## Begin

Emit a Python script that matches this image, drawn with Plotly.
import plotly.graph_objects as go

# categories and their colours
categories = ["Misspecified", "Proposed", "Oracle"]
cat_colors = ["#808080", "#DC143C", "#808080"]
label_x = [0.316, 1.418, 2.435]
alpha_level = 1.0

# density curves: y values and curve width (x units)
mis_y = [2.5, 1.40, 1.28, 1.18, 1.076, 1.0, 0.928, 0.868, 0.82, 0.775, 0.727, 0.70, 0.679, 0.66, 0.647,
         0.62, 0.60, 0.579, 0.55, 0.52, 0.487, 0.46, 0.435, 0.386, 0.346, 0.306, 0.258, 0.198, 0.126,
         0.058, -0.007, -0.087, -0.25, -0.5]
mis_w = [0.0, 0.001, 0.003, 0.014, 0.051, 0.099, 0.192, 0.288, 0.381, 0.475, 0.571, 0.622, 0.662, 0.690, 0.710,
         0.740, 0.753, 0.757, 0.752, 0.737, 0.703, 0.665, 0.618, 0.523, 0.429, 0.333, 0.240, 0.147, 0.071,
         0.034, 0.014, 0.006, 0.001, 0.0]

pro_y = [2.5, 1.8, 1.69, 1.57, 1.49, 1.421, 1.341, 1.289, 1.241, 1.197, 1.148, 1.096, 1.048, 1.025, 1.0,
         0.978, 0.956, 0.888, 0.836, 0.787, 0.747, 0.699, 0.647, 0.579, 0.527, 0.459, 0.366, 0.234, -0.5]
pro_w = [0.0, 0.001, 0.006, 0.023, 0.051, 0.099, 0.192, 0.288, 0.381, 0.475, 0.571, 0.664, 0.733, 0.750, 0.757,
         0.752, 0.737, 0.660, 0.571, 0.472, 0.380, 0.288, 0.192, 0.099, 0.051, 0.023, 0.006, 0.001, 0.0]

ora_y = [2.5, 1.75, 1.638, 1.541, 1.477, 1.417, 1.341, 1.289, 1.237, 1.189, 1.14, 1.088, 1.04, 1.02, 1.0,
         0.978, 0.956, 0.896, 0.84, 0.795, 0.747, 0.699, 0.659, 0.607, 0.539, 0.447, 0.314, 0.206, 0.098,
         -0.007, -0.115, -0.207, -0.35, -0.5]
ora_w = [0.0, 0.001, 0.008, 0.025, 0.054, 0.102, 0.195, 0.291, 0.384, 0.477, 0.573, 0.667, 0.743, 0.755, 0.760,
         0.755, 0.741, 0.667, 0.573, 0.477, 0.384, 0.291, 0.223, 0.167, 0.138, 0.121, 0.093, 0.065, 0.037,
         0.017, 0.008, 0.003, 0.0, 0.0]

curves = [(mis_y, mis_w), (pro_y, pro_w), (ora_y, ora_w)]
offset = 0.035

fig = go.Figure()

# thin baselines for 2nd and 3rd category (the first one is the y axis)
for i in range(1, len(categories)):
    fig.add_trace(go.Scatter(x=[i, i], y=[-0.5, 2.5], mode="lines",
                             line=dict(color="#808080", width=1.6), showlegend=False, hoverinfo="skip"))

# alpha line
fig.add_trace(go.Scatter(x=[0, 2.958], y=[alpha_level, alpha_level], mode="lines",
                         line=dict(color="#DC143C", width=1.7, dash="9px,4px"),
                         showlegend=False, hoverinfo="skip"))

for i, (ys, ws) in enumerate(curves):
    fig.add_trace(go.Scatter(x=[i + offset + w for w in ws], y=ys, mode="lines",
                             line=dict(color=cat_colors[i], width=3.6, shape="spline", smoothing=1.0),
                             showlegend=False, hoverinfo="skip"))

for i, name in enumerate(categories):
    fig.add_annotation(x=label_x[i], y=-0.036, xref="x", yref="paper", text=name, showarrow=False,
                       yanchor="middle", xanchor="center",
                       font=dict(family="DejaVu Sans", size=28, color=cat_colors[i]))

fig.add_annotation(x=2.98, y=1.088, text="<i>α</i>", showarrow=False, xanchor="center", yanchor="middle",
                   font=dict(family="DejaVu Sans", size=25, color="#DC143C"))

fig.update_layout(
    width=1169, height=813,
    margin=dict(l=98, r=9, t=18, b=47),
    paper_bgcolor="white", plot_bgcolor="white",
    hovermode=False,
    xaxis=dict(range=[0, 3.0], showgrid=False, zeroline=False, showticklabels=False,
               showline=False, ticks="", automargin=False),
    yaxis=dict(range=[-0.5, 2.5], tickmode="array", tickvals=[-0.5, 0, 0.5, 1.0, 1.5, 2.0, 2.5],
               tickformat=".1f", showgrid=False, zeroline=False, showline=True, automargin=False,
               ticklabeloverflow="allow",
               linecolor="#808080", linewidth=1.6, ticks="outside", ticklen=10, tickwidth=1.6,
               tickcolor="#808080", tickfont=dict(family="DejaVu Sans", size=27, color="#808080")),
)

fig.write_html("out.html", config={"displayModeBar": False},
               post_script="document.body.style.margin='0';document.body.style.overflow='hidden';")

## End

▶ **Exercise objective**: From the first line to the last, retype the data exactly.

▶ **Task output**:
Emit a Python script that matches this image, drawn with Plotly.
import plotly.graph_objects as go

# categories and their colours
categories = ["Misspecified", "Proposed", "Oracle"]
cat_colors = ["#808080", "#DC143C", "#808080"]
label_x = [0.316, 1.418, 2.435]
alpha_level = 1.0

# density curves: y values and curve width (x units)
mis_y = [2.5, 1.40, 1.28, 1.18, 1.076, 1.0, 0.928, 0.868, 0.82, 0.775, 0.727, 0.70, 0.679, 0.66, 0.647,
         0.62, 0.60, 0.579, 0.55, 0.52, 0.487, 0.46, 0.435, 0.386, 0.346, 0.306, 0.258, 0.198, 0.126,
         0.058, -0.007, -0.087, -0.25, -0.5]
mis_w = [0.0, 0.001, 0.003, 0.014, 0.051, 0.099, 0.192, 0.288, 0.381, 0.475, 0.571, 0.622, 0.662, 0.690, 0.710,
         0.740, 0.753, 0.757, 0.752, 0.737, 0.703, 0.665, 0.618, 0.523, 0.429, 0.333, 0.240, 0.147, 0.071,
         0.034, 0.014, 0.006, 0.001, 0.0]

pro_y = [2.5, 1.8, 1.69, 1.57, 1.49, 1.421, 1.341, 1.289, 1.241, 1.197, 1.148, 1.096, 1.048, 1.025, 1.0,
         0.978, 0.956, 0.888, 0.836, 0.787, 0.747, 0.699, 0.647, 0.579, 0.527, 0.459, 0.366, 0.234, -0.5]
pro_w = [0.0, 0.001, 0.006, 0.023, 0.051, 0.099, 0.192, 0.288, 0.381, 0.475, 0.571, 0.664, 0.733, 0.750, 0.757,
         0.752, 0.737, 0.660, 0.571, 0.472, 0.380, 0.288, 0.192, 0.099, 0.051, 0.023, 0.006, 0.001, 0.0]

ora_y = [2.5, 1.75, 1.638, 1.541, 1.477, 1.417, 1.341, 1.289, 1.237, 1.189, 1.14, 1.088, 1.04, 1.02, 1.0,
         0.978, 0.956, 0.896, 0.84, 0.795, 0.747, 0.699, 0.659, 0.607, 0.539, 0.447, 0.314, 0.206, 0.098,
         -0.007, -0.115, -0.207, -0.35, -0.5]
ora_w = [0.0, 0.001, 0.008, 0.025, 0.054, 0.102, 0.195, 0.291, 0.384, 0.477, 0.573, 0.667, 0.743, 0.755, 0.760,
         0.755, 0.741, 0.667, 0.573, 0.477, 0.384, 0.291, 0.223, 0.167, 0.138, 0.121, 0.093, 0.065, 0.037,
         0.017, 0.008, 0.003, 0.0, 0.0]

curves = [(mis_y, mis_w), (pro_y, pro_w), (ora_y, ora_w)]
offset = 0.035

fig = go.Figure()

# thin baselines for 2nd and 3rd category (the first one is the y axis)
for i in range(1, len(categories)):
    fig.add_trace(go.Scatter(x=[i, i], y=[-0.5, 2.5], mode="lines",
                             line=dict(color="#808080", width=1.6), showlegend=False, hoverinfo="skip"))

# alpha line
fig.add_trace(go.Scatter(x=[0, 2.958], y=[alpha_level, alpha_level], mode="lines",
                         line=dict(color="#DC143C", width=1.7, dash="9px,4px"),
                         showlegend=False, hoverinfo="skip"))

for i, (ys, ws) in enumerate(curves):
    fig.add_trace(go.Scatter(x=[i + offset + w for w in ws], y=ys, mode="lines",
                             line=dict(color=cat_colors[i], width=3.6, shape="spline", smoothing=1.0),
                             showlegend=False, hoverinfo="skip"))

for i, name in enumerate(categories):
    fig.add_annotation(x=label_x[i], y=-0.036, xref="x", yref="paper", text=name, showarrow=False,
                       yanchor="middle", xanchor="center",
                       font=dict(family="DejaVu Sans", size=28, color=cat_colors[i]))

fig.add_annotation(x=2.98, y=1.088, text="<i>α</i>", showarrow=False, xanchor="center", yanchor="middle",
                   font=dict(family="DejaVu Sans", size=25, color="#DC143C"))

fig.update_layout(
    width=1169, height=813,
    margin=dict(l=98, r=9, t=18, b=47),
    paper_bgcolor="white", plot_bgcolor="white",
    hovermode=False,
    xaxis=dict(range=[0, 3.0], showgrid=False, zeroline=False, showticklabels=False,
               showline=False, ticks="", automargin=False),
    yaxis=dict(range=[-0.5, 2.5], tickmode="array", tickvals=[-0.5, 0, 0.5, 1.0, 1.5, 2.0, 2.5],
               tickformat=".1f", showgrid=False, zeroline=False, showline=True, automargin=False,
               ticklabeloverflow="allow",
               linecolor="#808080", linewidth=1.6, ticks="outside", ticklen=10, tickwidth=1.6,
               tickcolor="#808080", tickfont=dict(family="DejaVu Sans", size=27, color="#808080")),
)

fig.write_html("out.html", config={"displayModeBar": False},
               post_script="document.body.style.margin='0';document.body.style.overflow='hidden';")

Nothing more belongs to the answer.